Gayri ihtiyari dışarıda anası ile birlikte karların üzerinde çığlık çığlığa koşan, yuvarlanan çocuğa baktım... Gara'da şehit edilen vatan evlatlarımızın anaları, şehit olanların çocukları aklıma düştü... Evlatları şehit düşen analarda zamanında çocuğu üşümesin diye sarıp sarmalıyorlar, gece uyurken üzeri açıldı mı diye saat başı sessizce kontrol ediyorlardı...

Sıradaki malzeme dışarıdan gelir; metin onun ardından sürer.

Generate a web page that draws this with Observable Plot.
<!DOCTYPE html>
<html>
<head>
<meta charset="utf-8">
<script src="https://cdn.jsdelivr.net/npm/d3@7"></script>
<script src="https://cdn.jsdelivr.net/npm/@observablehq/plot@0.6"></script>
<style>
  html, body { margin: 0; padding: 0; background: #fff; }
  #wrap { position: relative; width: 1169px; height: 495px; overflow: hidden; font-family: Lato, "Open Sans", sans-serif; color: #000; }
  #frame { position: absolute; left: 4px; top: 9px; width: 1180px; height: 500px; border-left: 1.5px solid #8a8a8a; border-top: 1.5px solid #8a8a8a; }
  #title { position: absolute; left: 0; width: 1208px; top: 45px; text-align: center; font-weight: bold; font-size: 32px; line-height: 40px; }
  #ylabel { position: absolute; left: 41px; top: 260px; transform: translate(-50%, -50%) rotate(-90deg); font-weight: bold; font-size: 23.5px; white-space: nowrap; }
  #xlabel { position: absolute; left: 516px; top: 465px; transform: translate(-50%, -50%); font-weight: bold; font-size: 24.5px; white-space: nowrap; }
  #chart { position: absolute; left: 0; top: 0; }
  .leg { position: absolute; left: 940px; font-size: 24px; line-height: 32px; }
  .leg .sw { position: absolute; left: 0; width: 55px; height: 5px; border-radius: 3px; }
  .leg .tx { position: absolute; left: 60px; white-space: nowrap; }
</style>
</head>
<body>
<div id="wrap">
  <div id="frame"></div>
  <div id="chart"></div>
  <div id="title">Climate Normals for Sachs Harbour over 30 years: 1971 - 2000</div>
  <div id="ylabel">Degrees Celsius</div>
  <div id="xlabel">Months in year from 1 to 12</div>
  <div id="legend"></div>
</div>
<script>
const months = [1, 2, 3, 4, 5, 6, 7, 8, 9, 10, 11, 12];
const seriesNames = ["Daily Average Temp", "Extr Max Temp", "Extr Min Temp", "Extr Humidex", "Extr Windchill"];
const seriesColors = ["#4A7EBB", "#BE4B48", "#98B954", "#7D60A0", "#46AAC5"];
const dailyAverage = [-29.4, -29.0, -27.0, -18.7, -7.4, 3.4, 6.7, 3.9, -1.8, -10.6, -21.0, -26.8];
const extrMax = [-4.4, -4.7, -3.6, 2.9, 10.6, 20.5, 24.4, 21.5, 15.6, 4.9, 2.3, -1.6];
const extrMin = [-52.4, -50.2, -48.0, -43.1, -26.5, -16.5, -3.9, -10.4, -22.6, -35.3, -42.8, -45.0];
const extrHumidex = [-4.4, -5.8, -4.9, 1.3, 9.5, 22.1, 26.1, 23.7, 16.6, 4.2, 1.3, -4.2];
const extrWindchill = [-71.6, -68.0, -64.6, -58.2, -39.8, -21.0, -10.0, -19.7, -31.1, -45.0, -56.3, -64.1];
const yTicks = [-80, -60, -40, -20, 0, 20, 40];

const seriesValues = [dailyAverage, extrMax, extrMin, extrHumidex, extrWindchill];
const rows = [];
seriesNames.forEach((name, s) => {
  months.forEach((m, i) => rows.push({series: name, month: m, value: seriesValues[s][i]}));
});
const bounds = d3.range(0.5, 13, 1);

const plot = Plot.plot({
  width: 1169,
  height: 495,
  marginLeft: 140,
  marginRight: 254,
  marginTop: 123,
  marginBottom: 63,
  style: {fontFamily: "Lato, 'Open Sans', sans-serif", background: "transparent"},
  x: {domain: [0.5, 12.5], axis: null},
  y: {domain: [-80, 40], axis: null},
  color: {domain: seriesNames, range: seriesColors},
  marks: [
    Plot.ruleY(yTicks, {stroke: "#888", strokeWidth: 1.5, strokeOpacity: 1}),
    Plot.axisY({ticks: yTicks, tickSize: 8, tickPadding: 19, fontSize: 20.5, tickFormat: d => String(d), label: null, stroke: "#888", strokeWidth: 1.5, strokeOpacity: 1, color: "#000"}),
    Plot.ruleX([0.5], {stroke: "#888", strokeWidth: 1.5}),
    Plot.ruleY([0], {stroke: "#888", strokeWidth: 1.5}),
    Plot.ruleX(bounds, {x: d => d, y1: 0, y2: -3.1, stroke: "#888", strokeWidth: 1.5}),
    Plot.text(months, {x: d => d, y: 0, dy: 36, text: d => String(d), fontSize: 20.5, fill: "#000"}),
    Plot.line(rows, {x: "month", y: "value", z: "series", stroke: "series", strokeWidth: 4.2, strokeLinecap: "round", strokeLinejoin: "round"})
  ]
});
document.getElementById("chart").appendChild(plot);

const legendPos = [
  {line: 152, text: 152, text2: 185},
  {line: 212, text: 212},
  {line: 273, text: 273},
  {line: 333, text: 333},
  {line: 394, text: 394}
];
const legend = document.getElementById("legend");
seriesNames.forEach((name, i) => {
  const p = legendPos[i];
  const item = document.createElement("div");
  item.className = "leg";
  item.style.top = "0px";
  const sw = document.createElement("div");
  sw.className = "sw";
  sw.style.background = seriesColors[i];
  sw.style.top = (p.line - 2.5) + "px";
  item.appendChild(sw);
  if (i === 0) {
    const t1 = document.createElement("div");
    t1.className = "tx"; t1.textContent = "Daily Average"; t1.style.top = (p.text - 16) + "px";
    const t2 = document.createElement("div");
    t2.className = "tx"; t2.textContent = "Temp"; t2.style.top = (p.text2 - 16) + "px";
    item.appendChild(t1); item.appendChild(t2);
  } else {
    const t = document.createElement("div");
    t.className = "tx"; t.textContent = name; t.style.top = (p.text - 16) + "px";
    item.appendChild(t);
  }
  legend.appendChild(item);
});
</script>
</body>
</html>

Zor şartlarda büyüttükleri, yemeyip, yedirdikleri; giymeyip giydirdikleri biricik evlatlarının askerlik çağı geldiğinde ellerini kınalayıp vatan hizmeti için askere gönderdikleri kınalı kuzularının şehit düştüklerinin haberi veriliyordu... İnsanın yüreği parçalanıyor, acıya dayanamıyor... Ciğerlerinin taaa içi yanıyor...

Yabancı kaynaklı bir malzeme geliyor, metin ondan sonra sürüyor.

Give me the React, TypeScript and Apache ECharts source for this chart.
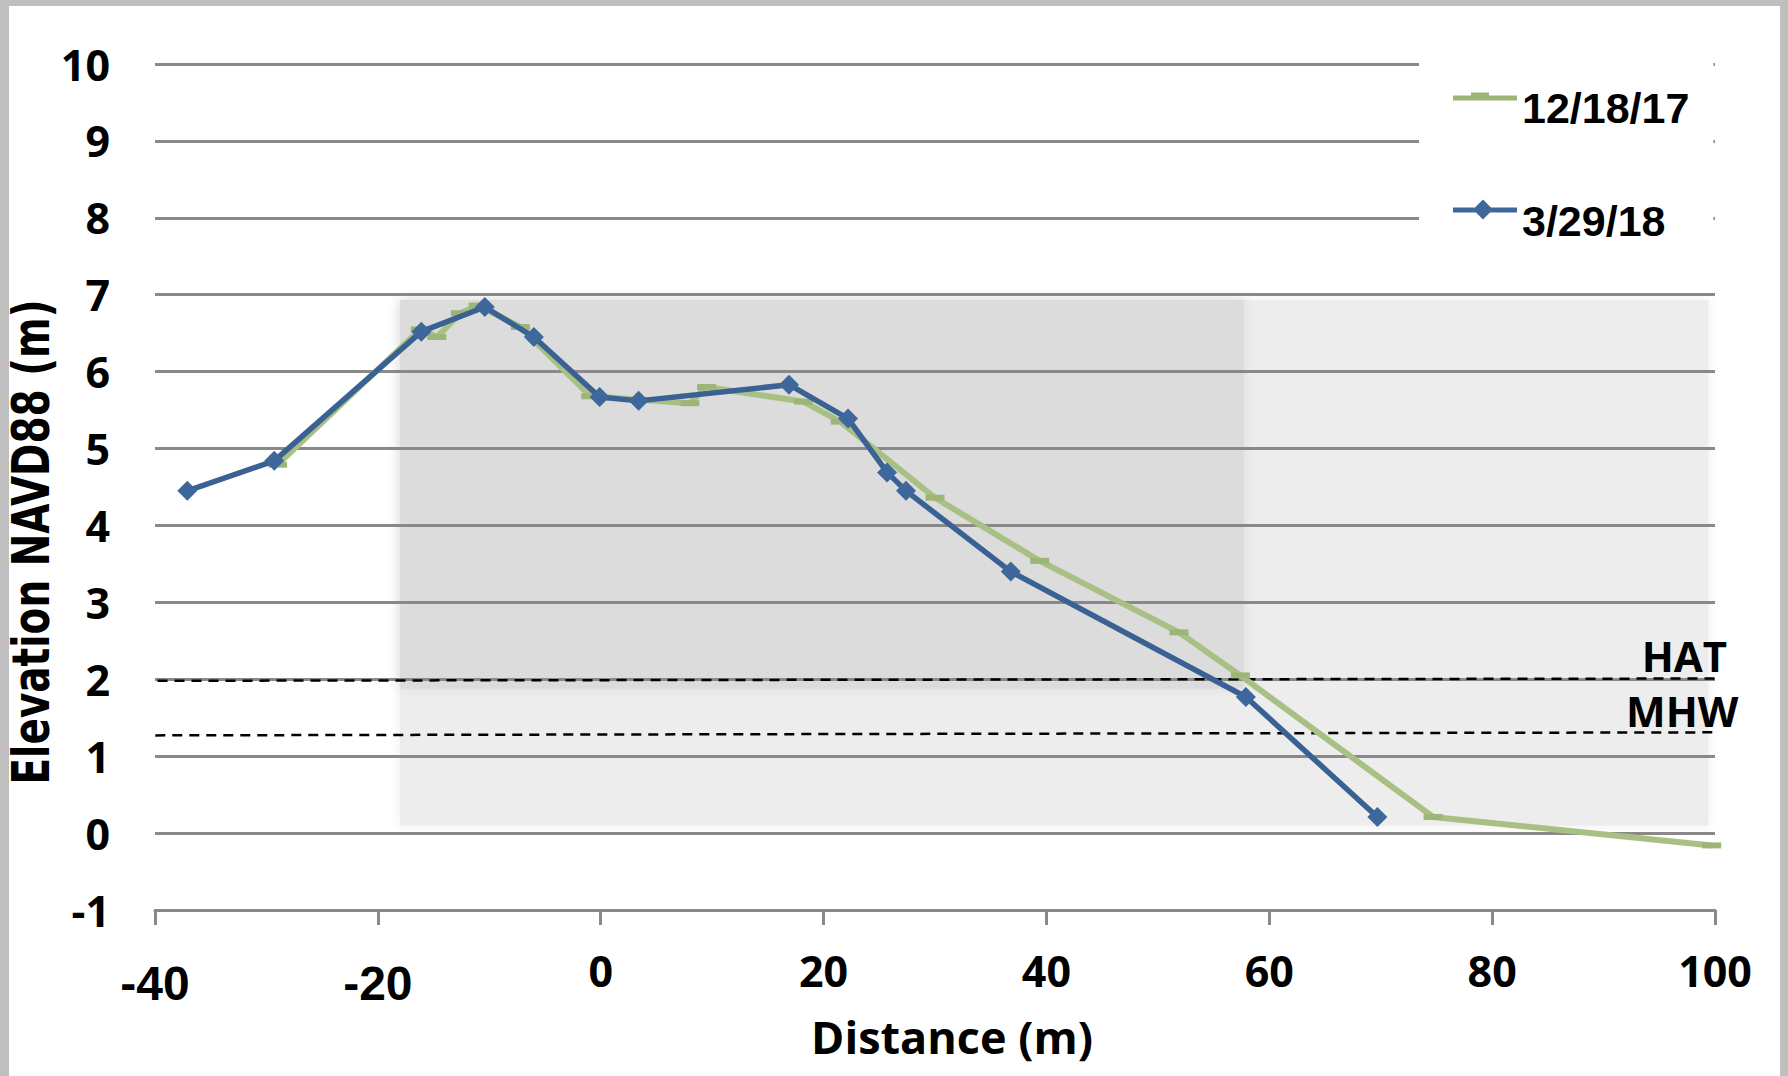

Gencecik aslan gibi vatan evlatlarımızın şehit haberlerini her duyduğumda içime oturuyordu... Ama bu çok daha acı geldi. Beynimin içinde fırtınalar koptu...
Başka zaman “Katil Devlet” diye bağıranların, şehit haberlerini görmezden gelmelerine, sessiz kalmalarına kahroluyorum, kızıyorum.
Kınalı Kuzuların; Kuzey Irak' da Gara'da... Dağ bayır, kar, kış dik yamaçlar da işgalci emperyalist küresel güçlerin taşeronları ile mücadele ediyor iken, yurt içindeki kravatlı iş birlikçilerinin milletin aklı ile alay edercesine açıklamalar yapmalarına, lakayt davranmalarına dayanamıyorum.
Terör sevicilerinin çocukları; yurt içinde, yurt dışında en iyi okullarda eğitim öğretim görüyor, en iyi şartlarda yaşıyor ve en iyi arabalara biniyorken; garibanın çocuğunun zorla ve tehditle dağa kaldırılıp, eline zorla silah verilip Türk askerine ve sivil halka kurşun sıktıranların ağa babalarının elini kolunu sallayarak gezmelerini, iki oy için kanlı ellerinin sıkılmasını, sırtlarının sıvazlanmasını yasak savarcasına üstü kapalı kınama açıklamaları ile geçiştirmelerini içime sindiremiyorum.
Ne acıdır ki Ülkemiz Güneydoğu'da dünyanın işgalci küresel güçleri ile yedi düvele karşı mücadele ediyor, bunun yanında Yurt içinde de iş birlikçileri, terör sevicisi, destekçisi, sempatizanı ve taşeronları ile de uğraşıyor...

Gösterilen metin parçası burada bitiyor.